4. What are some specific steps you would suggest for someone who has a heart for a particular culture?
- If there are people from that culture close to you, make them part of your life and start investing in them now.
- If you don’t have that opportunity right now, it is helpful to serve and love people from another culture, even if it isn’t the culture you may go to long term – through it you learn about God’s heart.
- Particularly if it’s a Middle Eastern context, put your energy into that because you need a depth of relationships before you can have faith conversations.
5. When you feel like pursuing a calling is going nowhere, when do you reset and go again?
- You will probably have some difficult times as you follow your calling.
- The reality of culture, language and homesickness is hard.
- You need faith – ask God for the gift of faith to endure even in the tough times.
- If God has given you a call then you are there until God calls you out of that situation.
- If God has spoken to you, there is often a long journey before you see what it looks like.
6. How important is knowing your sense of calling when the going gets tough?

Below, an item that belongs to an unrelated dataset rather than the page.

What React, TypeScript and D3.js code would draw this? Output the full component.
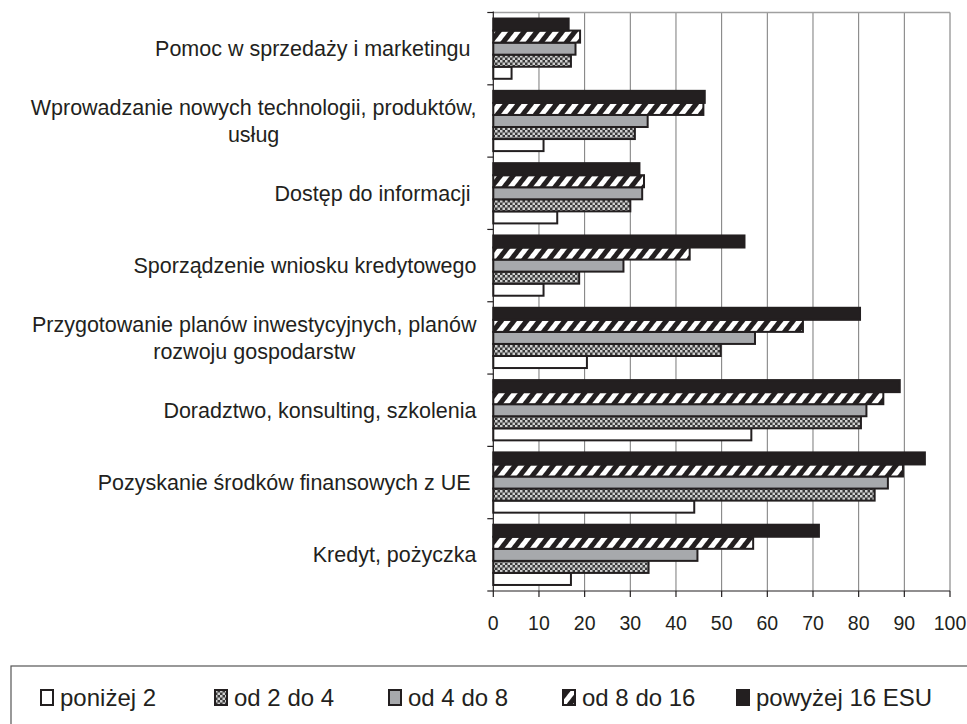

- It is fundamental. You need to be able to see that God has brought you there to see that he will bring you through.
- It really helps that you both have the same sense of call.
7. What advice would you have for couples who don’t feel the same sense of calling?
- Don’t listen too much to what others say.
- Trust that if God has called you to marry a certain person, he will work it out. Seek God and his will for your marriage.
- Create the safe space to have those conversations.
- Keep exploring together.
8. How did God use others to shape your calling? Were you given any bad advice?
- When they were dating, someone said to Amie, “You’re not going to stop Joel going to this country are you?”
- Their families have been great – and they get messages and letters all the time.
- Amie had support from close friends in working through dating Joel as he was preparing to go.
- Don’t make yourself more vulnerable than necessary – have people you can confide in.
9. What was the best advice you got?
- Take time off for language – you enter a culture through it’s language.
- Finishing one season well will set you up to start the next season well.
10. What was the trigger point that made you realise it was time to go?
- They had been chatting and praying about it – they were preapring to speak to Dave Stroud (the church leader) about it.
- As they were on the way to tell him, God spoke to him on the way and said they should go as soon as they could.
- Don’t be scared to pray for God to give you signs or things to encourage you that you are on the right lines.
11. How did you manage to finance your call?
- They needed to raise finance to come and learn language for two years and take three years to get a community formed.
- They asked a few churches they were well connected with to support them as a church – and some individuals supported them too.
- This has been a journey of faith as well.
- Relationships have been built through this.
- For members of the team, they raised money for two years to learn language and then will get jobs in the city.